How did democracy become the enemy? One book gave me the answer

In his eloquent NYT opinion piece,“How Democracy Become the Enemy,” Roger Cohen talks about what’s been going on in — primarily — Eastern Europe lately.

The squib underneath his title reads, “In Hungary and Poland, the liberal West used to be the promised land. Not anymore.”

I do understand why our hearts are ripped by the rise of autocrats in what were countries that had achieved democracy, like Poland, Hungary, Turkey. For us Americans, it feels like a punch in the face. We like to think we invented democracy, albeit in an imperfect form on “the Seventeenth Day of September in the Year of our Lord one thousand seven hundred and Eighty seven…”

And we accept this imperfect starter document, in all its meagerness and covert ugliness, as a living thing which grows and shifts and morphs toward changing ideals of perfection — as we who live here feed it and shove it and yell about it.

So what the hell is wrong with people in other countries who are permitting everything that is antagonistic to our democracy to burst into foul-smelling swamp life, rejecting what we all know is the best way to live?

I have a couple of things to say about this, and one is a book recommendation.

But, first, We the People have been choosing repeatedly to live with this kind of government system for 231 years — or 242, if you want to start counting from the Revolution.

Whichever, it’s quite a long time. And yes, it’s a messy thing, isn’t it? It’s complicated, zillions of things go on in government every day, no single person could dream of keeping up with them.

And we are a very, very big country of wild, endless variety in land mass, geographical features, resources and people. Areas of impossible density and others of impossibly vast stretches of not much.
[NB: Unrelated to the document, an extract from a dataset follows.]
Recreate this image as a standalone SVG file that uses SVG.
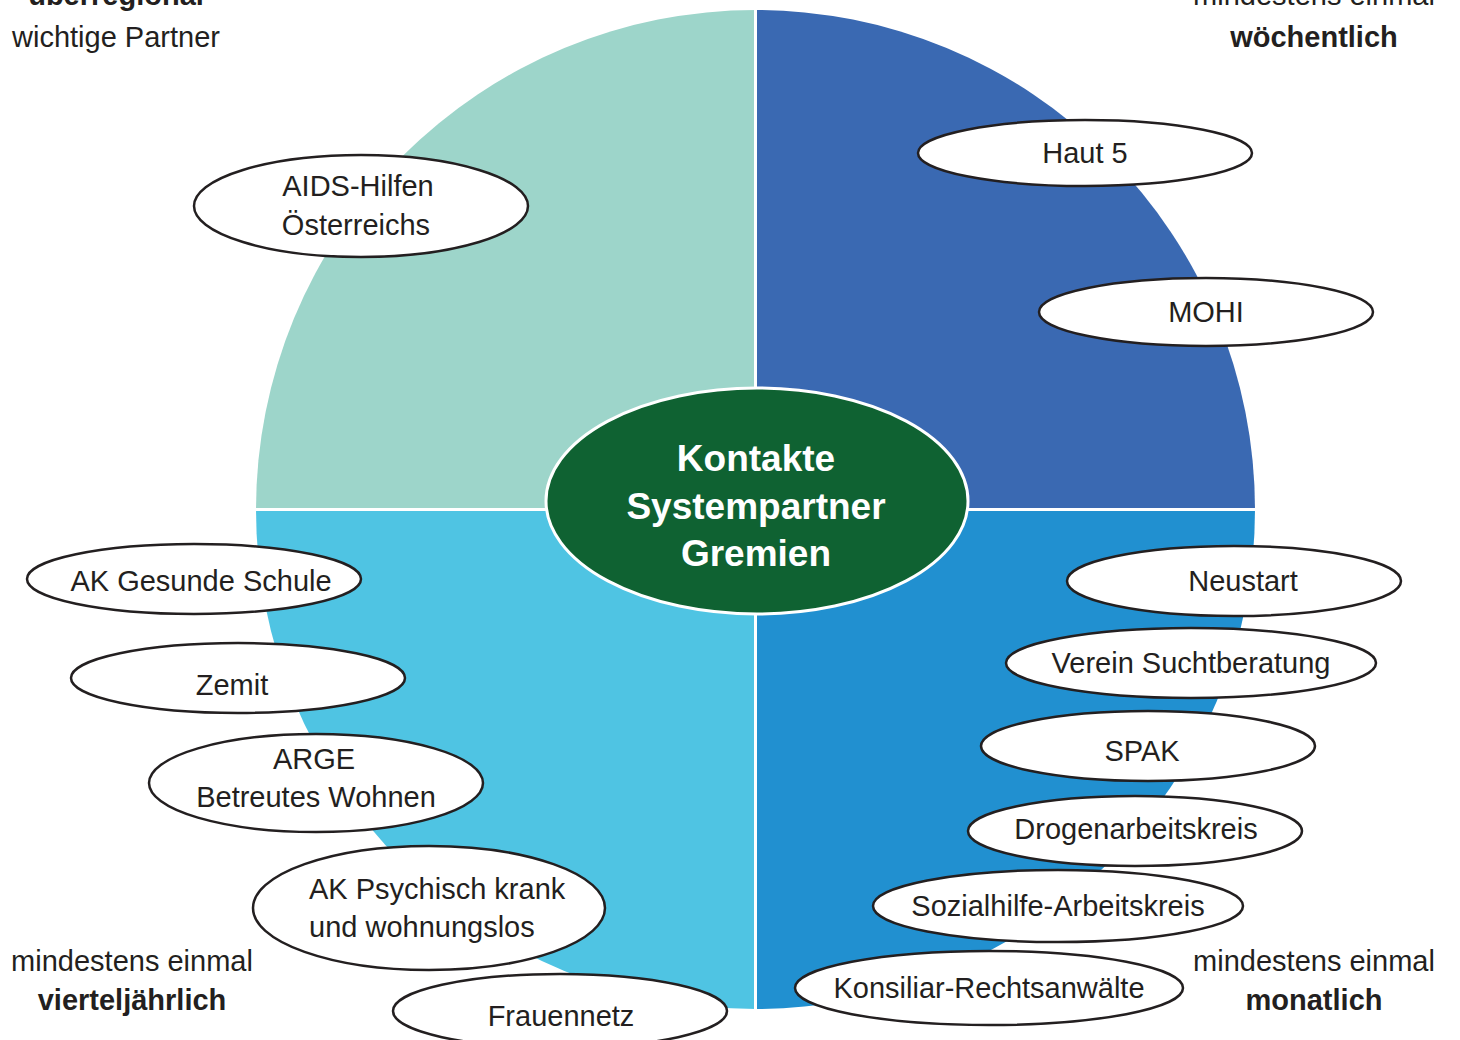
<svg xmlns="http://www.w3.org/2000/svg" width="1460" height="1040" viewBox="0 0 1460 1040">
<style>
.t{font-family:"Liberation Sans",Arial,sans-serif;font-size:29px;fill:#231f20;text-anchor:middle}
.b{font-weight:bold}
.n{fill:#fff;stroke:#231f20;stroke-width:2.5}
.c{font-family:"Liberation Sans",Arial,sans-serif;font-size:37px;font-weight:bold;fill:#fff;text-anchor:middle}
</style>
<rect width="1460" height="1040" fill="#fff"/>
<g id="quadrants">
<path d="M755.5,509.5 L256,509.5 A499.5,499.5 0 0 1 755.5,10 Z" fill="#9dd5ca"/>
<path d="M755.5,509.5 L755.5,10 A499.5,499.5 0 0 1 1255,509.5 Z" fill="#3a69b2"/>
<path d="M755.5,509.5 L1255,509.5 A499.5,499.5 0 0 1 755.5,1009 Z" fill="#2190d0"/>
<path d="M755.5,509.5 L755.5,1009 A499.5,499.5 0 0 1 256,509.5 Z" fill="#4fc4e3"/>
<line x1="755.5" y1="5" x2="755.5" y2="1015" stroke="#fff" stroke-width="3"/>
<line x1="250" y1="509.5" x2="1260" y2="509.5" stroke="#fff" stroke-width="3"/>
</g>
<g id="labels">
<text class="t b" x="116" y="5">überregional</text>
<text class="t" x="116" y="47">wichtige Partner</text>
<text class="t" x="1314" y="5">mindestens einmal</text>
<text class="t b" x="1314" y="47">wöchentlich</text>
<text class="t" x="132" y="971">mindestens einmal</text>
<text class="t b" x="132" y="1010">vierteljährlich</text>
<text class="t" x="1314" y="971">mindestens einmal</text>
<text class="t b" x="1314" y="1010">monatlich</text>
</g>
<g id="connectors"></g>
<g id="center">
<ellipse cx="757" cy="501" rx="211" ry="113" fill="#0f6232" stroke="#fff" stroke-width="3"/>
<text class="c" x="756" y="471">Kontakte</text>
<text class="c" x="756" y="519">Systempartner</text>
<text class="c" x="756" y="566">Gremien</text>
</g>
<g id="haut5"><ellipse class="n" cx="1085" cy="153" rx="167" ry="33"/><text class="t" x="1085" y="163">Haut 5</text></g>
<g id="mohi"><ellipse class="n" cx="1206" cy="312" rx="167" ry="34"/><text class="t" x="1206" y="322">MOHI</text></g>
<g id="aids"><ellipse class="n" cx="361" cy="206" rx="167" ry="51"/><text class="t" x="358" y="196">AIDS-Hilfen</text><text class="t" x="356" y="235">Österreichs</text></g>
<g id="akgs"><ellipse class="n" cx="194" cy="579" rx="167" ry="35"/><text class="t" x="201" y="591">AK Gesunde Schule</text></g>
<g id="zemit"><ellipse class="n" cx="238" cy="678" rx="167" ry="35"/><text class="t" x="232" y="695">Zemit</text></g>
<g id="arge"><ellipse class="n" cx="316" cy="783" rx="167" ry="49"/><text class="t" x="314" y="769">ARGE</text><text class="t" x="316" y="807">Betreutes Wohnen</text></g>
<g id="akpsych"><ellipse class="n" cx="429" cy="908" rx="176" ry="62"/><text class="t" x="309" y="899" style="text-anchor:start">AK Psychisch krank</text><text class="t" x="309" y="937" style="text-anchor:start">und wohnungslos</text></g>
<g id="frauennetz"><ellipse class="n" cx="560" cy="1011" rx="167" ry="37"/><text class="t" x="561" y="1026">Frauennetz</text></g>
<g id="neustart"><ellipse class="n" cx="1234" cy="581" rx="167" ry="35"/><text class="t" x="1243" y="591">Neustart</text></g>
<g id="verein"><ellipse class="n" cx="1191" cy="663" rx="185" ry="35"/><text class="t" x="1191" y="673">Verein Suchtberatung</text></g>
<g id="spak"><ellipse class="n" cx="1148" cy="746" rx="167" ry="35"/><text class="t" x="1142" y="761">SPAK</text></g>
<g id="drogen"><ellipse class="n" cx="1135" cy="831" rx="167" ry="35"/><text class="t" x="1136" y="839">Drogenarbeitskreis</text></g>
<g id="sozial"><ellipse class="n" cx="1058" cy="906" rx="185" ry="36"/><text class="t" x="1058" y="916">Sozialhilfe-Arbeitskreis</text></g>
<g id="konsiliar"><ellipse class="n" cx="989" cy="988" rx="194" ry="37"/><text class="t" x="989" y="998">Konsiliar-Rechtsanwälte</text></g>
</svg>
Although our percentage of voters is decried as low, in general elections nearly 130 million people go to polls and vote. One hundred and thirty million of us grasp enough of what democracy is to trot to a local school, usually, and fill in circles on ballots, thereby voting not merely for political officials but for the system of government itself. We vote for democracy.

We’re used to democracy. Used to the bitter, sometimes dopey battles between candidates, the inexplicable differences in political views between us and those of us who aren’t us. Used to getting depressed when the wrong person gets elected. Used to the rotten Supreme Court decisions, raging disappointments and expectations of wreckage, or soaring unrealistic hopes after major elections.

We’ve lived through a lot, have fought for a lot more, but have pretty much always expected that we as a democracy would survive the exciting, complicated mess our system has always seemed to be.

As a democracy, we’ve been around for a while — those two hundred and thirty one years unmatched by any other country on the planet.

So I, too, find it difficult to grasp why a country emerging from mostly unrelieved millennia under some form of totalitarianism or another would not thrill to the experience of choosing its governors. And then thrill to the experience of replacing them — dumping them — in raging disappointment. Or keeping them in qualified approval.

And then thrill to the arrival of…yet another totalitarian figure who promises to take care of all the problems — especially the problem of open elections and a free press? Nah.

So let’s go to the recommendation of a book which explains it all — Escape From Freedom, by Erich Fromm, first published in 1941 –an auspicious year for analyzing why people might choose to live in tyranny rather than the complex freedom democracy might provide.

Fromm himself, a German Jew, who left Germany after the Nazi takeover and came to New York in 1934, escaped from tyranny to freedom. He knew what he was writing about.

I’m going to need a new copy; mine, a cheap ($1.50) Avon paperback, is dissolving in my fingers as I try to turn the pages. Here are the quotes Fromm uses even before his Forward:

If I am not for myself, who will be for me?

If I am for myself only, what am I?

If not now–when?

–Talmudic Saying, Mishnah, Abot

Neither heavenly nor earthly, neither mortal nor immortal have we created thee, so that thou mightest be free according to thy own will and honor, to be thy own creator and building. To thee alone we gave growth and development depending on thy own free will. Thou bearest in thee the germs of a universal life.

Pico della Mirandola, Oratio de Hominis Dignitate

Nothing then is unchangeable but the inherent and inalienable rights of man.

–Thomas Jefferson

So democracy is not the enemy. It is among the “inherent and inalienable rights of man.” It’s just having a bad day.